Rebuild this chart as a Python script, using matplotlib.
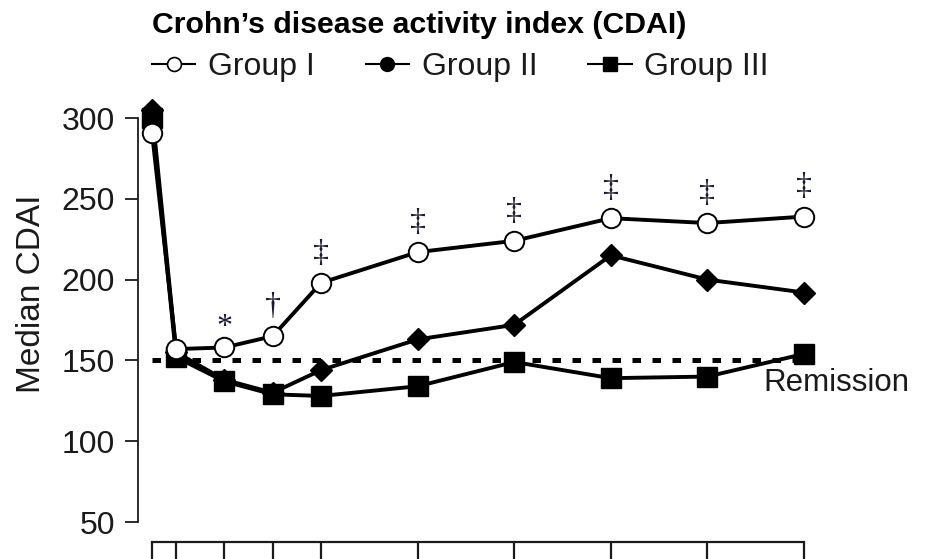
import matplotlib
matplotlib.use("Agg")
import matplotlib.pyplot as plt
from matplotlib.lines import Line2D

# visit weeks and median CDAI per group
weeks = [0, 2, 6, 10, 14, 22, 30, 38, 46, 54]
group1 = [291, 157, 158, 165, 198, 217, 224, 238, 235, 239]
group2 = [305, 155, 138, 130, 144, 163, 172, 215, 200, 192]
group3 = [300, 152, 137, 129, 128, 134, 149, 139, 140, 154]
remission = 150
yticks = [50, 100, 150, 200, 250, 300]

# significance marks above group I
marks = ["", "", "*", "\u2020", "\u2021", "\u2021", "\u2021", "\u2021", "\u2021", "\u2021"]

title = "Crohn\u2019s disease activity index (CDAI)"
labels = ["Group I", "Group II", "Group III"]

plt.rcParams["font.family"] = ["Liberation Sans", "DejaVu Sans"]
ink = "#1a1a1a"

W, H = 928, 559
fig = plt.figure(figsize=(W / 100, H / 100), dpi=100)
ax = fig.add_axes([138 / W, (H - 542) / H, (900 - 138) / W, (542 - 100) / H])

px_per_week = (804 - 152) / 54
val_per_px = 50 / 80.8
ax.set_xlim(-(152 - 138) / px_per_week, (900 - 152) / px_per_week)
ax.set_ylim(300 - (542 - 118) * val_per_px, 300 + (118 - 100) * val_per_px)

# remission threshold
ax.plot([weeks[0], weeks[-1]], [remission, remission], color="black", lw=3.6,
        linestyle=(0, (1.7, 2.3)), dash_capstyle="butt", zorder=2)

ax.plot(weeks, group2, color="black", lw=2.8, marker="D", ms=11,
        mfc="black", mec="black", zorder=3, clip_on=False)
ax.plot(weeks, group3, color="black", lw=2.8, marker="s", ms=14,
        mfc="black", mec="black", zorder=4, clip_on=False)
ax.plot(weeks, group1, color="black", lw=2.8, marker="o", ms=14,
        mfc="white", mec="black", mew=1.4, zorder=5, clip_on=False)

for x, y, m in zip(weeks, group1, marks):
    if m:
        off = 4 if m == "*" else 11
        ax.annotate(m, (x, y), xytext=(0, off), textcoords="offset points",
                    ha="center", va="bottom", fontsize=23, color="#1a1a33",
                    family=["Liberation Serif", "DejaVu Serif"])

ax.text(50.6, 136, "Remission", ha="left", va="center", fontsize=22.5, color=ink)

# axes styling
for s in ["top", "right"]:
    ax.spines[s].set_visible(False)
ax.spines["left"].set_bounds(50, 300)
ax.spines["left"].set_linewidth(1.3)
ax.spines["left"].set_color(ink)
ax.spines["bottom"].set_bounds(weeks[0], weeks[-1])
ax.spines["bottom"].set_linewidth(1.6)
ax.spines["bottom"].set_color(ink)

ax.set_yticks(yticks)
ax.tick_params(axis="y", direction="out", length=9.4, width=1.3, color=ink,
               labelsize=23, labelcolor=ink, pad=7)
ax.set_xticks(weeks)
ax.tick_params(axis="x", direction="out", length=20, width=1.6, color=ink,
               labelbottom=False)

fig.text(32 / W, 1 - 294 / H, "Median CDAI", rotation=90, ha="center",
         va="center", fontsize=24, color=ink)
fig.text(152 / W, 1 - 25 / H, title, ha="left", va="center", fontsize=21.8,
         fontweight="bold", color="black")

handles = [
    Line2D([], [], color="black", lw=1.5, marker="o", ms=10, mfc="white", mec="black", mew=1.2),
    Line2D([], [], color="black", lw=1.5, marker="o", ms=10, mfc="black", mec="black"),
    Line2D([], [], color="black", lw=1.5, marker="s", ms=9.5, mfc="black", mec="black"),
]
fig.legend(handles, labels, loc="center left", bbox_to_anchor=(152 / W, 1 - 67 / H),
           ncol=3, frameon=False, fontsize=23, handlelength=1.35,
           handletextpad=0.4, columnspacing=1.6, borderaxespad=0, borderpad=0,
           labelcolor=ink)

fig.savefig("out.png", dpi=100)
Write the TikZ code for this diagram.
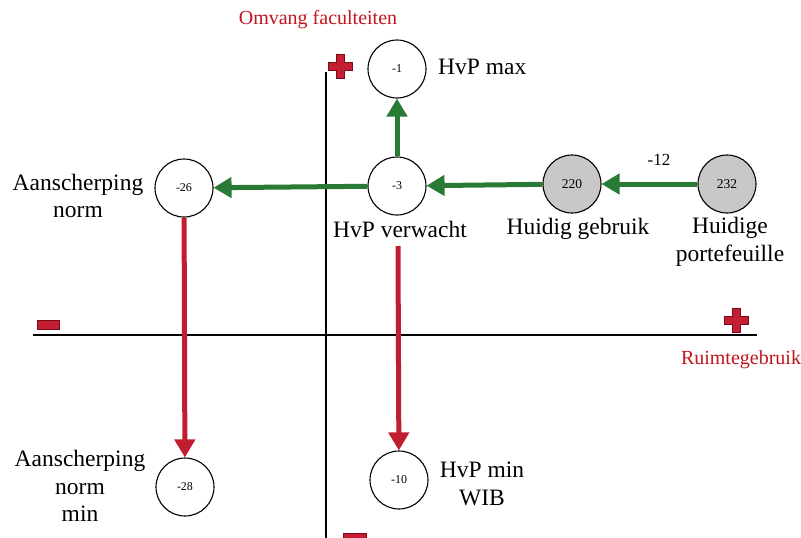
\documentclass[tikz,border=0pt]{standalone}
\usepackage{fontspec}
\setmainfont{Liberation Serif}
\usetikzlibrary{arrows.meta,shapes.geometric}
\definecolor{arrgreen}{RGB}{40,122,52}
\definecolor{arrred}{RGB}{192,30,48}
\definecolor{txtred}{RGB}{192,20,30}
\definecolor{signred}{RGB}{195,30,50}
\definecolor{signedge}{RGB}{120,10,25}
\definecolor{nodegray}{RGB}{200,200,200}
\begin{document}
\begin{tikzpicture}[x=1pt,y=-1pt,
 val/.style={circle, draw=black, line width=1.1pt, minimum size=58pt, inner sep=0pt, font=\fontsize{12}{14}\selectfont},
 valgray/.style={val, fill=nodegray, font=\fontsize{13.5}{15}\selectfont},
 lbl/.style={font=\fontsize{23.5}{27.5}\selectfont, align=center, inner sep=0pt},
 axlbl/.style={font=\fontsize{20}{24}\selectfont, text=txtred, inner sep=0pt},
 garrow/.style={draw=arrgreen, line width=5pt, -{Triangle[width=20pt,length=18pt]}},
 rarrow/.style={draw=arrred, line width=5pt, -{Triangle[width=20pt,length=18pt]}},
 axisline/.style={line width=1.6pt, black},
 sign/.style={fill=signred, draw=signedge, line width=0.6pt},
 plussign/.pic={\path[sign] (-4,-12) -- (4,-12) -- (4,-4) -- (12,-4) -- (12,4) -- (4,4) -- (4,12) -- (-4,12) -- (-4,4) -- (-12,4) -- (-12,-4) -- (-4,-4) -- cycle;},
 minussign/.pic={\path[sign] (-11,-4.5) rectangle (11,4.5);}
]
\useasboundingbox (0,0) rectangle (801,538);

% axes
\coordinate (xa) at (33,335);
\coordinate (xb) at (757,335);
\coordinate (ya) at (326,72);
\coordinate (yb) at (326,538);
\draw[axisline] (xa) -- (xb);
\draw[axisline] (ya) -- (yb);

% signs
\pic at (340,66) {plussign};
\pic at (736,320) {plussign};
\pic at (48,325) {minussign};
\path[sign] (343,533.5) rectangle (366,540);

% axis labels
\node[axlbl] (yl) at (318,20) {Omvang faculteiten};
\node[axlbl] (xl) at (741,360) {Ruimtegebruik};

% value nodes
\node[val] (n1) at (397,69) {-1};
\node[val] (n3) at (397,186) {-3};
\node[val] (n26) at (184,188) {-26};
\node[valgray] (n220) at (572,184) {220};
\node[valgray] (n232) at (727,184) {232};
\node[val] (n28) at (185,487) {-28};
\node[val] (n10) at (399,480) {-10};

% labels
\node[lbl, anchor=west] (lmax) at (438,67) {HvP max};
\node[lbl] (lverw) at (400,229) {HvP verwacht};
\node[lbl] (lgebr) at (578,229) {Huidig gebruik};
\node[lbl] (lport) at (730,242) {Huidige\\portefeuille};
\node[lbl] (lnorm) at (78,196) {Aanscherping\\norm};
\node[lbl] (lnormmin) at (80,486) {Aanscherping\\norm\\min};
\node[lbl] (lwib) at (482,484) {HvP min\\WIB};
\node[font=\fontsize{17}{20}\selectfont, inner sep=0pt] (d12) at (659,160) {-12};

% arrows
\draw[garrow] (n3) -- (n1);
\draw[garrow] (n3) -- (n26);
\draw[garrow] (n220) -- (n3);
\draw[garrow] (n232) -- (n220);
\draw[rarrow] (n26) -- (n28);
\coordinate (vs) at (398,246);
\draw[rarrow] (vs) -- (n10);
\end{tikzpicture}
\end{document}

※ ※ ※

# What you have to do
Restate the records above in full, word for word. Keep pictures out.

# Answer for the task
Rebuild this chart as a Python script, using matplotlib.
import matplotlib
matplotlib.use("Agg")
import matplotlib.pyplot as plt
from matplotlib.lines import Line2D

# visit weeks and median CDAI per group
weeks = [0, 2, 6, 10, 14, 22, 30, 38, 46, 54]
group1 = [291, 157, 158, 165, 198, 217, 224, 238, 235, 239]
group2 = [305, 155, 138, 130, 144, 163, 172, 215, 200, 192]
group3 = [300, 152, 137, 129, 128, 134, 149, 139, 140, 154]
remission = 150
yticks = [50, 100, 150, 200, 250, 300]

# significance marks above group I
marks = ["", "", "*", "\u2020", "\u2021", "\u2021", "\u2021", "\u2021", "\u2021", "\u2021"]

title = "Crohn\u2019s disease activity index (CDAI)"
labels = ["Group I", "Group II", "Group III"]

plt.rcParams["font.family"] = ["Liberation Sans", "DejaVu Sans"]
ink = "#1a1a1a"

W, H = 928, 559
fig = plt.figure(figsize=(W / 100, H / 100), dpi=100)
ax = fig.add_axes([138 / W, (H - 542) / H, (900 - 138) / W, (542 - 100) / H])

px_per_week = (804 - 152) / 54
val_per_px = 50 / 80.8
ax.set_xlim(-(152 - 138) / px_per_week, (900 - 152) / px_per_week)
ax.set_ylim(300 - (542 - 118) * val_per_px, 300 + (118 - 100) * val_per_px)

# remission threshold
ax.plot([weeks[0], weeks[-1]], [remission, remission], color="black", lw=3.6,
        linestyle=(0, (1.7, 2.3)), dash_capstyle="butt", zorder=2)

ax.plot(weeks, group2, color="black", lw=2.8, marker="D", ms=11,
        mfc="black", mec="black", zorder=3, clip_on=False)
ax.plot(weeks, group3, color="black", lw=2.8, marker="s", ms=14,
        mfc="black", mec="black", zorder=4, clip_on=False)
ax.plot(weeks, group1, color="black", lw=2.8, marker="o", ms=14,
        mfc="white", mec="black", mew=1.4, zorder=5, clip_on=False)

for x, y, m in zip(weeks, group1, marks):
    if m:
        off = 4 if m == "*" else 11
        ax.annotate(m, (x, y), xytext=(0, off), textcoords="offset points",
                    ha="center", va="bottom", fontsize=23, color="#1a1a33",
                    family=["Liberation Serif", "DejaVu Serif"])

ax.text(50.6, 136, "Remission", ha="left", va="center", fontsize=22.5, color=ink)

# axes styling
for s in ["top", "right"]:
    ax.spines[s].set_visible(False)
ax.spines["left"].set_bounds(50, 300)
ax.spines["left"].set_linewidth(1.3)
ax.spines["left"].set_color(ink)
ax.spines["bottom"].set_bounds(weeks[0], weeks[-1])
ax.spines["bottom"].set_linewidth(1.6)
ax.spines["bottom"].set_color(ink)

ax.set_yticks(yticks)
ax.tick_params(axis="y", direction="out", length=9.4, width=1.3, color=ink,
               labelsize=23, labelcolor=ink, pad=7)
ax.set_xticks(weeks)
ax.tick_params(axis="x", direction="out", length=20, width=1.6, color=ink,
               labelbottom=False)

fig.text(32 / W, 1 - 294 / H, "Median CDAI", rotation=90, ha="center",
         va="center", fontsize=24, color=ink)
fig.text(152 / W, 1 - 25 / H, title, ha="left", va="center", fontsize=21.8,
         fontweight="bold", color="black")

handles = [
    Line2D([], [], color="black", lw=1.5, marker="o", ms=10, mfc="white", mec="black", mew=1.2),
    Line2D([], [], color="black", lw=1.5, marker="o", ms=10, mfc="black", mec="black"),
    Line2D([], [], color="black", lw=1.5, marker="s", ms=9.5, mfc="black", mec="black"),
]
fig.legend(handles, labels, loc="center left", bbox_to_anchor=(152 / W, 1 - 67 / H),
           ncol=3, frameon=False, fontsize=23, handlelength=1.35,
           handletextpad=0.4, columnspacing=1.6, borderaxespad=0, borderpad=0,
           labelcolor=ink)

fig.savefig("out.png", dpi=100)
Write the TikZ code for this diagram.
\documentclass[tikz,border=0pt]{standalone}
\usepackage{fontspec}
\setmainfont{Liberation Serif}
\usetikzlibrary{arrows.meta,shapes.geometric}
\definecolor{arrgreen}{RGB}{40,122,52}
\definecolor{arrred}{RGB}{192,30,48}
\definecolor{txtred}{RGB}{192,20,30}
\definecolor{signred}{RGB}{195,30,50}
\definecolor{signedge}{RGB}{120,10,25}
\definecolor{nodegray}{RGB}{200,200,200}
\begin{document}
\begin{tikzpicture}[x=1pt,y=-1pt,
 val/.style={circle, draw=black, line width=1.1pt, minimum size=58pt, inner sep=0pt, font=\fontsize{12}{14}\selectfont},
 valgray/.style={val, fill=nodegray, font=\fontsize{13.5}{15}\selectfont},
 lbl/.style={font=\fontsize{23.5}{27.5}\selectfont, align=center, inner sep=0pt},
 axlbl/.style={font=\fontsize{20}{24}\selectfont, text=txtred, inner sep=0pt},
 garrow/.style={draw=arrgreen, line width=5pt, -{Triangle[width=20pt,length=18pt]}},
 rarrow/.style={draw=arrred, line width=5pt, -{Triangle[width=20pt,length=18pt]}},
 axisline/.style={line width=1.6pt, black},
 sign/.style={fill=signred, draw=signedge, line width=0.6pt},
 plussign/.pic={\path[sign] (-4,-12) -- (4,-12) -- (4,-4) -- (12,-4) -- (12,4) -- (4,4) -- (4,12) -- (-4,12) -- (-4,4) -- (-12,4) -- (-12,-4) -- (-4,-4) -- cycle;},
 minussign/.pic={\path[sign] (-11,-4.5) rectangle (11,4.5);}
]
\useasboundingbox (0,0) rectangle (801,538);

% axes
\coordinate (xa) at (33,335);
\coordinate (xb) at (757,335);
\coordinate (ya) at (326,72);
\coordinate (yb) at (326,538);
\draw[axisline] (xa) -- (xb);
\draw[axisline] (ya) -- (yb);

% signs
\pic at (340,66) {plussign};
\pic at (736,320) {plussign};
\pic at (48,325) {minussign};
\path[sign] (343,533.5) rectangle (366,540);

% axis labels
\node[axlbl] (yl) at (318,20) {Omvang faculteiten};
\node[axlbl] (xl) at (741,360) {Ruimtegebruik};

% value nodes
\node[val] (n1) at (397,69) {-1};
\node[val] (n3) at (397,186) {-3};
\node[val] (n26) at (184,188) {-26};
\node[valgray] (n220) at (572,184) {220};
\node[valgray] (n232) at (727,184) {232};
\node[val] (n28) at (185,487) {-28};
\node[val] (n10) at (399,480) {-10};

% labels
\node[lbl, anchor=west] (lmax) at (438,67) {HvP max};
\node[lbl] (lverw) at (400,229) {HvP verwacht};
\node[lbl] (lgebr) at (578,229) {Huidig gebruik};
\node[lbl] (lport) at (730,242) {Huidige\\portefeuille};
\node[lbl] (lnorm) at (78,196) {Aanscherping\\norm};
\node[lbl] (lnormmin) at (80,486) {Aanscherping\\norm\\min};
\node[lbl] (lwib) at (482,484) {HvP min\\WIB};
\node[font=\fontsize{17}{20}\selectfont, inner sep=0pt] (d12) at (659,160) {-12};

% arrows
\draw[garrow] (n3) -- (n1);
\draw[garrow] (n3) -- (n26);
\draw[garrow] (n220) -- (n3);
\draw[garrow] (n232) -- (n220);
\draw[rarrow] (n26) -- (n28);
\coordinate (vs) at (398,246);
\draw[rarrow] (vs) -- (n10);
\end{tikzpicture}
\end{document}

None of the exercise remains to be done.